Some of the most challenging situations I’ve faced in accounting have not come from tax codes or reconciliation software, but from the clients themselves. It’s surprisingly common to encounter business owners who cannot clearly explain their own finances. One particular case involved a client engaged in inter-company trading who simply could not say how much he owed to his own business partner. It wasn’t dishonesty — it was a genuine lack of clarity that had become embedded in how he operated.

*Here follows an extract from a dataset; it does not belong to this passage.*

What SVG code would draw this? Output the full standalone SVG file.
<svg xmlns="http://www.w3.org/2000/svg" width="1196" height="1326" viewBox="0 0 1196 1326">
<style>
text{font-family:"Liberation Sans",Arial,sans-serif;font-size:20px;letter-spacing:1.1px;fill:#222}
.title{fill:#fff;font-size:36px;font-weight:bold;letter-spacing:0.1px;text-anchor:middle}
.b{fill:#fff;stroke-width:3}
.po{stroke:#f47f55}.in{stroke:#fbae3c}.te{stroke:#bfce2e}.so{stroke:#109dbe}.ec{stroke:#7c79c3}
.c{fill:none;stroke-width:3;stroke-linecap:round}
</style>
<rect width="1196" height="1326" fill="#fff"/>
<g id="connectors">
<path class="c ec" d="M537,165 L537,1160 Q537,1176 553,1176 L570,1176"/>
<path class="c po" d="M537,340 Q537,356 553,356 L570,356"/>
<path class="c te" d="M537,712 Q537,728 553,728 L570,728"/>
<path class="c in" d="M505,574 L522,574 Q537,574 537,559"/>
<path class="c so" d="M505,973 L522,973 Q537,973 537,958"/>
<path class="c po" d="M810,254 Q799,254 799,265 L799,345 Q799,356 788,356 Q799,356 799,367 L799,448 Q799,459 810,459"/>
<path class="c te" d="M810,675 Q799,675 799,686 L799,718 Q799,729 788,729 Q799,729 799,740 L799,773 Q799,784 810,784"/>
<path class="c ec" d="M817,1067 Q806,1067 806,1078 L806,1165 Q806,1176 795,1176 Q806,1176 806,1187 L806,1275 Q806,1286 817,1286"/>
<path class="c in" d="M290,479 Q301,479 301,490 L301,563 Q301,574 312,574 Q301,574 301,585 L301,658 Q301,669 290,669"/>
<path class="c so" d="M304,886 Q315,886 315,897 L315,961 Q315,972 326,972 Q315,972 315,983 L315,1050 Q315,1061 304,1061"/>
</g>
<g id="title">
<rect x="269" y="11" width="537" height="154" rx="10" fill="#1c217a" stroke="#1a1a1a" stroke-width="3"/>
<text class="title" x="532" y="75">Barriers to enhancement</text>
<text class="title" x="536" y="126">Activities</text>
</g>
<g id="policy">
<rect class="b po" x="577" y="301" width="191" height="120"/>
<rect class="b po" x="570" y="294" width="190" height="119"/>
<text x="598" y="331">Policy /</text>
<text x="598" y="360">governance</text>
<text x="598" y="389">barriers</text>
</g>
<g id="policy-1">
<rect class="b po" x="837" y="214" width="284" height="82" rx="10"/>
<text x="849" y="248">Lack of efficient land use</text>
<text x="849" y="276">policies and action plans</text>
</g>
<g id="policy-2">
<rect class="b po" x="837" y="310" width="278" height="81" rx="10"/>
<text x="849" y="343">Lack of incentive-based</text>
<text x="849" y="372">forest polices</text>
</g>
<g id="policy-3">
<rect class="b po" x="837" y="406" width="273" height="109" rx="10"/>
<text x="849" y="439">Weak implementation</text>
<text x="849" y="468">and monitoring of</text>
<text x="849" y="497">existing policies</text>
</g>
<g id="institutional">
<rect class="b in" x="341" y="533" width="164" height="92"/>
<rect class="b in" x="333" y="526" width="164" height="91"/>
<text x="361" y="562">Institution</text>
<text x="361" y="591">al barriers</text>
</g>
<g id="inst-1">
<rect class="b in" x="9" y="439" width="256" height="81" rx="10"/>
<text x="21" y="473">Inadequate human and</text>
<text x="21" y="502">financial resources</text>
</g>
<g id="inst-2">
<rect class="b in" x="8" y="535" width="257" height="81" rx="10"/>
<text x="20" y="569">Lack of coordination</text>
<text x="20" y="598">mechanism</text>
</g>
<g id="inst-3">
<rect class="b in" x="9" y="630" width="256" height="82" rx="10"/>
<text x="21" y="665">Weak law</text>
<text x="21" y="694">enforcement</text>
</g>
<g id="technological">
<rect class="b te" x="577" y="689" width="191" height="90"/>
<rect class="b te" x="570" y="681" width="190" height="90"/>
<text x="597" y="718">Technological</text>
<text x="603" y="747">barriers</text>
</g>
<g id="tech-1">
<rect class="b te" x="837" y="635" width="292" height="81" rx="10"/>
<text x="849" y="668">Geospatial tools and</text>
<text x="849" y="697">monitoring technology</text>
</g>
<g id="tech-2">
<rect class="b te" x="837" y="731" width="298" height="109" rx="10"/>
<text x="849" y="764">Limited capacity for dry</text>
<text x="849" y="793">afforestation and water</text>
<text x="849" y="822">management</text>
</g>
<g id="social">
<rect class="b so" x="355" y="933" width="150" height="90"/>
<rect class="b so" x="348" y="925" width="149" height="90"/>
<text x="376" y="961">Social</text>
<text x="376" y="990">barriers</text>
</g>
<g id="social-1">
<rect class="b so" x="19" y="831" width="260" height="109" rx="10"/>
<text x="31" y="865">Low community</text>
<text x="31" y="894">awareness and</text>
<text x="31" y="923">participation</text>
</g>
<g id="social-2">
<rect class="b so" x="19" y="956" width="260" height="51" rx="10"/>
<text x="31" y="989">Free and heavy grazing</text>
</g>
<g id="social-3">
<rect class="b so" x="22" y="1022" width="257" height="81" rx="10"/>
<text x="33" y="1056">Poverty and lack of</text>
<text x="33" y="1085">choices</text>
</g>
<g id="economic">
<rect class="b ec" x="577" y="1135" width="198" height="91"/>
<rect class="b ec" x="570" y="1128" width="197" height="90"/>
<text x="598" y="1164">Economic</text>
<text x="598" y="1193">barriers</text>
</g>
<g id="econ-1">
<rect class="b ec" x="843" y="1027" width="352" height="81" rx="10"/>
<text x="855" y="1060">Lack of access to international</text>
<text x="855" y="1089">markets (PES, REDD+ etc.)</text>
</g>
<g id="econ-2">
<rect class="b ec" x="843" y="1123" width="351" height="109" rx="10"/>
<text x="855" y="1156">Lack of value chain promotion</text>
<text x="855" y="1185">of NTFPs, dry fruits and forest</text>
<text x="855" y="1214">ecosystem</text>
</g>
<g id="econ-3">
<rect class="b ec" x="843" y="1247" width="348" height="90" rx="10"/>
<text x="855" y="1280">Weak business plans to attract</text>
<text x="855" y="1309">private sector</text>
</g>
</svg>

When faced with this kind of financial fog, the only responsible path forward is to ask the hard questions. These aren’t meant to embarrass anyone, but to protect them. If your accountant is asking, “Where did this money go?” or “Who exactly paid for that?”, it’s not nitpicking, it’s risk management. Without precise answers, even the best bookkeeping system will eventually collapse under the weight of assumptions.
This is why early engagement and expectation-setting matter. Before we get into numbers, we must ensure that the business owner understands the story behind them. As part of my client onboarding, I now insist on a core set of clarifying questions that must be answered before we begin any meaningful work:
What exactly do you sell, and how is payment collected?
Who do you owe money to, and who owes you?
Are there transactions between your businesses, or with related parties?
Do you know the current balances of your main bank accounts and credit lines?
It’s not about perfection. It’s about honesty, structure, and collaboration. A client who cannot answer these questions at the outset is not ready for an accountant — they’re still sorting out their business. And that’s fine, as long as we’re honest about where we’re starting from.